I enjoyed reading The Thin Man, but I liked The Glass Key better. There was something a little flat about the writing in The Thin Man. It’s written in a similar style as The Glass Key, but in that book, the style matched the bleakness of the world Hammett described, and there were moments when Hammett seemed to be reaching toward some larger meaning, if only to make a point about the meaninglessness of existence. It’s a very pared down, economical style without much attention given to the interior worlds of the characters, and in The Glass Key it hinted at the hopelessness and darkness of life. In The Thin Man the general tone is lighter and the main character, Nick Charles is not alone – he has his wife, the charming, witty Nora. But to me, at least, the pared-down, economical style came across as lacking in this new context. I wanted a little more liveliness, a little more about the main character, and also a little more in the way of ideas. The Glass Key gave me more to think about.
But, still, The Thin Man is an interesting book, particularly because of the relationship between Nick and Nora. My book group talked a lot about how it’s unusual to find such a strong female character in noir and how satisfying it was to see that she is Nick’s equal. He is clearly the “detective” in the novel (he officially gave up detecting six years ago, but he is still the expert at it), but she has insights that are valuable, as well as wisecracks and jokes.
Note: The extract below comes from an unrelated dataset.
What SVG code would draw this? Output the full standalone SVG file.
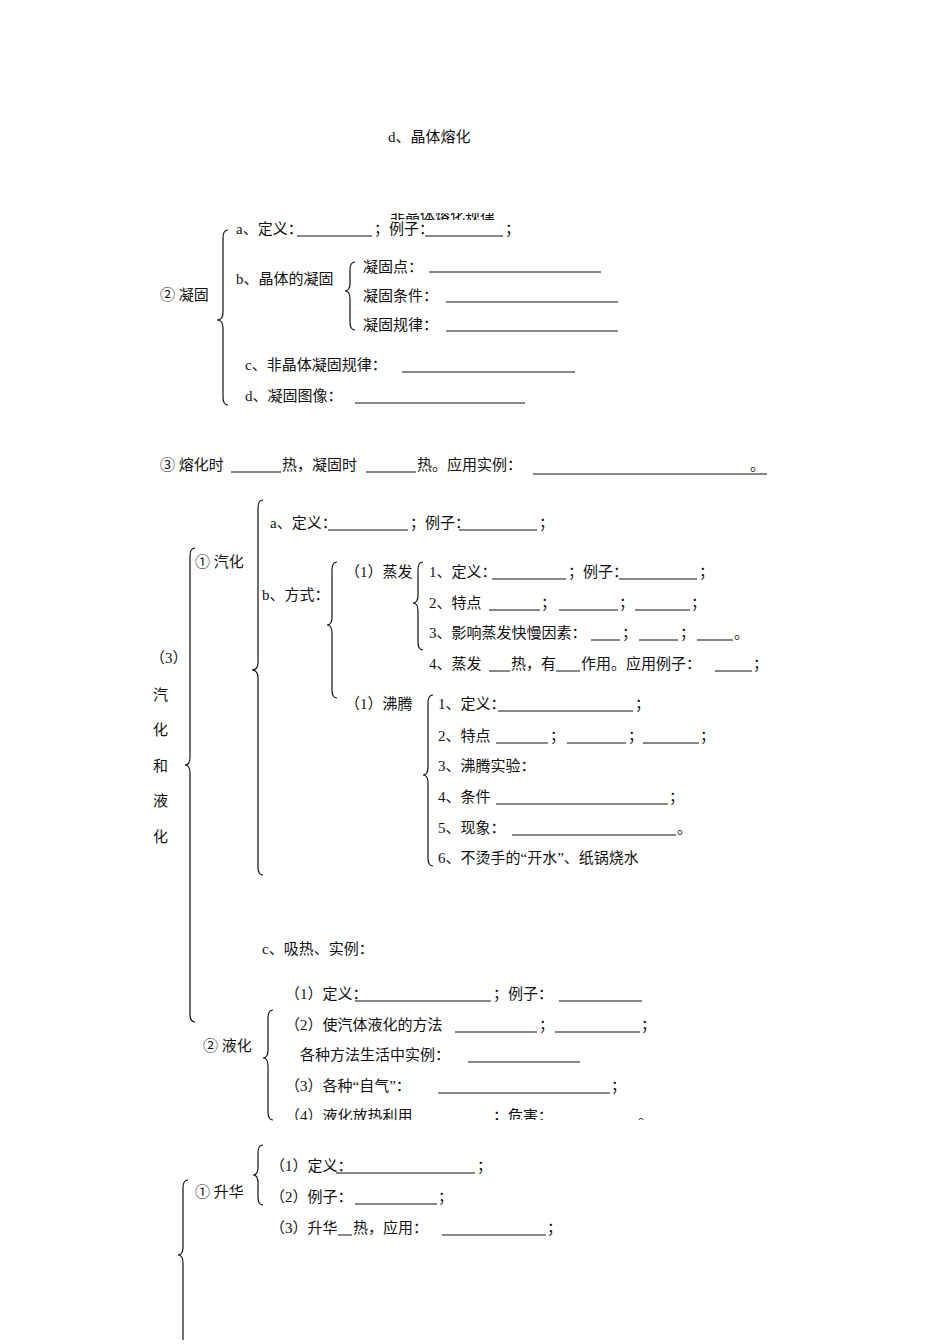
<svg xmlns="http://www.w3.org/2000/svg" width="950" height="1344" viewBox="0 0 950 1344">
<style>
text{font-family:"Liberation Serif","Noto Sans CJK SC",serif;font-size:15px;fill:#111}
.u{stroke:#111;stroke-width:1}
.b{fill:none;stroke:#111;stroke-width:1.2}
</style>
<defs>
<clipPath id="c1"><rect x="0" y="213" width="950" height="7"/></clipPath>
<clipPath id="c2"><rect x="0" y="1100" width="950" height="20"/></clipPath>
</defs>
<rect width="950" height="1344" fill="#fff"/>
<g id="connectors">
<path class="b" d="M228 230 Q223 230 223 238 L223 312 Q223 320 217 320 Q223 320 223 328 L223 397 Q223 405 228 405"/>
<path class="b" d="M355 262 Q350 262 350 270 L350 283 Q350 291 345 291 Q350 291 350 299 L350 322 Q350 330 355 330"/>
<path class="b" d="M195 548 Q190 548 190 556 L190 757 Q190 765 185 765 Q190 765 190 773 L190 1014 Q190 1022 195 1022"/>
<path class="b" d="M263 500 Q258 500 258 508 L258 662 Q258 670 252 670 Q258 670 258 678 L258 867 Q258 875 263 875"/>
<path class="b" d="M337 562 Q332 562 332 570 L332 617 Q332 625 327 625 Q332 625 332 633 L332 690 Q332 698 337 698"/>
<path class="b" d="M423 562 Q418 562 418 570 L418 595 Q418 603 413 603 Q418 603 418 611 L418 642 Q418 650 423 650"/>
<path class="b" d="M433 695 Q428 695 428 703 L428 767 Q428 775 423 775 Q428 775 428 783 L428 858 Q428 866 433 866"/>
<path class="b" d="M273 1010 Q268 1010 268 1018 L268 1050 Q268 1058 263 1058 Q268 1058 268 1066 L268 1112 Q268 1120 273 1120"/>
<path class="b" d="M263 1145 Q258 1145 258 1153 L258 1167 Q258 1175 253 1175 Q258 1175 258 1183 L258 1197 Q258 1205 263 1205"/>
<path class="b" d="M188 1180 Q183 1180 183 1188 L183 1247 Q183 1255 178 1255 Q183 1255 183 1263 L183 1340"/>
</g>
<g id="title"><text x="388" y="142">d、晶体熔化</text>
<text x="390" y="221" clip-path="url(#c1)">非晶体熔化规律</text></g>
<g id="ninggu">
<text x="160" y="300">② 凝固</text>
<text x="236" y="234">a、定义：</text><line class="u" x1="297" y1="236" x2="372" y2="236"/><text x="374" y="234">；例子：</text><line class="u" x1="425" y1="236" x2="503" y2="236"/><text x="505" y="234">；</text>
<text x="236" y="284">b、晶体的凝固</text>
<text x="363" y="272">凝固点：</text><line class="u" x1="429" y1="272" x2="601" y2="272"/>
<text x="363" y="301">凝固条件：</text><line class="u" x1="446" y1="302" x2="618" y2="302"/>
<text x="363" y="330">凝固规律：</text><line class="u" x1="446" y1="331" x2="618" y2="331"/>
<text x="245" y="370">c、非晶体凝固规律：</text><line class="u" x1="402" y1="372" x2="575" y2="372"/>
<text x="245" y="401">d、凝固图像：</text><line class="u" x1="355" y1="403" x2="525" y2="403"/>
</g>
<g id="line3">
<text x="160" y="470">③ 熔化时</text><line class="u" x1="231" y1="472" x2="281" y2="472"/>
<text x="282" y="470">热，凝固时</text><line class="u" x1="366" y1="472" x2="416" y2="472"/>
<text x="417" y="470">热。应用实例：</text><line class="u" x1="533" y1="474" x2="767" y2="474"/><text x="750" y="470">。</text>
</g>
<g id="qihua">
<text x="150" y="663">（3）</text>
<text x="153" y="700">汽</text><text x="153" y="735">化</text><text x="153" y="771">和</text><text x="153" y="806">液</text><text x="153" y="842">化</text>
<text x="195" y="567">① 汽化</text>
<text x="270" y="528">a、定义：</text><line class="u" x1="328" y1="530" x2="408" y2="530"/><text x="410" y="528">；例子：</text><line class="u" x1="459" y1="530" x2="537" y2="530"/><text x="539" y="528">；</text>
<text x="262" y="600">b、方式：</text>
<text x="345" y="577">（1）蒸发</text>
<text x="429" y="577">1、定义：</text><line class="u" x1="492" y1="579" x2="566" y2="579"/><text x="568" y="577">；例子：</text><line class="u" x1="619" y1="579" x2="697" y2="579"/><text x="699" y="577">；</text>
<text x="429" y="608">2、特点</text><line class="u" x1="489" y1="610" x2="540" y2="610"/><text x="541" y="608">；</text><line class="u" x1="559" y1="610" x2="618" y2="610"/><text x="619" y="608">；</text><line class="u" x1="635" y1="610" x2="690" y2="610"/><text x="691" y="608">；</text>
<text x="429" y="638">3、影响蒸发快慢因素：</text><line class="u" x1="591" y1="640" x2="620" y2="640"/><text x="622" y="638">；</text><line class="u" x1="639" y1="640" x2="678" y2="640"/><text x="680" y="638">；</text><line class="u" x1="697" y1="640" x2="733" y2="640"/><text x="734" y="638">。</text>
<text x="429" y="669">4、蒸发</text><line class="u" x1="489" y1="671" x2="510" y2="671"/><text x="511" y="669">热，有</text><line class="u" x1="556" y1="671" x2="580" y2="671"/><text x="581" y="669">作用。应用例子：</text><line class="u" x1="715" y1="671" x2="752" y2="671"/><text x="753" y="669">；</text>
<text x="345" y="709">（1）沸腾</text>
<text x="438" y="709">1、定义：</text><line class="u" x1="498" y1="711" x2="633" y2="711"/><text x="635" y="709">；</text>
<text x="438" y="741">2、特点</text><line class="u" x1="496" y1="743" x2="548" y2="743"/><text x="550" y="741">；</text><line class="u" x1="567" y1="743" x2="626" y2="743"/><text x="628" y="741">；</text><line class="u" x1="643" y1="743" x2="699" y2="743"/><text x="700" y="741">；</text>
<text x="438" y="771">3、沸腾实验：</text>
<text x="438" y="802">4、条件</text><line class="u" x1="496" y1="804" x2="668" y2="804"/><text x="669" y="802">；</text>
<text x="438" y="833">5、现象：</text><line class="u" x1="512" y1="835" x2="676" y2="835"/><text x="677" y="833">。</text>
<text x="438" y="863">6、不烫手的“开水”、纸锅烧水</text>
<text x="262" y="954">c、吸热、实例：</text>
</g>
<g id="yehua">
<text x="203" y="1051">② 液化</text>
<text x="285" y="999">（1）定义：</text><line class="u" x1="355" y1="1001" x2="491" y2="1001"/><text x="493" y="999">；例子：</text><line class="u" x1="559" y1="1001" x2="642" y2="1001"/>
<text x="285" y="1030">（2）使汽体液化的方法</text><line class="u" x1="455" y1="1032" x2="537" y2="1032"/><text x="539" y="1030">；</text><line class="u" x1="555" y1="1032" x2="640" y2="1032"/><text x="641" y="1030">；</text>
<text x="300" y="1060">各种方法生活中实例：</text><line class="u" x1="468" y1="1062" x2="580" y2="1062"/>
<text x="285" y="1091">（3）各种“自气”：</text><line class="u" x1="438" y1="1093" x2="610" y2="1093"/><text x="611" y="1091">；</text>
<g clip-path="url(#c2)"><text x="285" y="1121">（4）液化放热利用</text><text x="493" y="1121">；危害：</text><text x="638" y="1121">。</text></g>
</g>
<g id="shenghua">
<text x="195" y="1197">① 升华</text>
<text x="270" y="1171">（1）定义：</text><line class="u" x1="336" y1="1173" x2="475" y2="1173"/><text x="477" y="1171">；</text>
<text x="270" y="1202">（2）例子：</text><line class="u" x1="355" y1="1204" x2="437" y2="1204"/><text x="438" y="1202">；</text>
<text x="270" y="1233">（3）升华</text><line class="u" x1="338" y1="1235" x2="352" y2="1235"/><text x="353" y="1233">热，应用：</text><line class="u" x1="442" y1="1235" x2="546" y2="1235"/><text x="547" y="1233">；</text>
</g>
</svg>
I think, ultimately, that the world described in The Thin Man is just as dark as the world of The Glass Key, but rather than describing someone suffering from that darkness as Ned Beaumont does in The Glass Key, in The Thin Man we get a picture of a couple trying to escape it. Nick and Nora spend the whole book drinking. In fact, it’s amazing that Nick is able to think about the murder at all because he spends just about the whole book drunk. He and Nora are always staying up into the early hours of the morning drinking and they barely drag themselves out of bed by noon, when the first thing Nick does is make himself another drink. They have money because of an inheritance from Nora’s father, so they can spend their lives doing whatever they want, along with devoting a little bit of time to making sure their investments stay solid. Everyone else in the book, though, is thoroughly messed up. At the center of the novel’s mystery is the Wyant family, every member of which is eccentric at best and abusive at worst. They do terrible things to each other, as do the book’s other couple, the Quinn’s. The only happy relationship is the one between Nick and Nora. And it’s easy to wonder just how happy they would be if they didn’t have their money and their alcohol.
So the message seems to be that life sucks, and if you’re lucky, you’ll have the means to ignore it. If not, you’re stuck. I wanted the book to confront that reality more directly, however, which is something The Glass Key did very well.
I haven’t watched the movie yet, but it’s coming from Netflix soon. From what people said today, it sounds like it’s lighter and funnier than the book was, and I’m eager to make the comparison myself.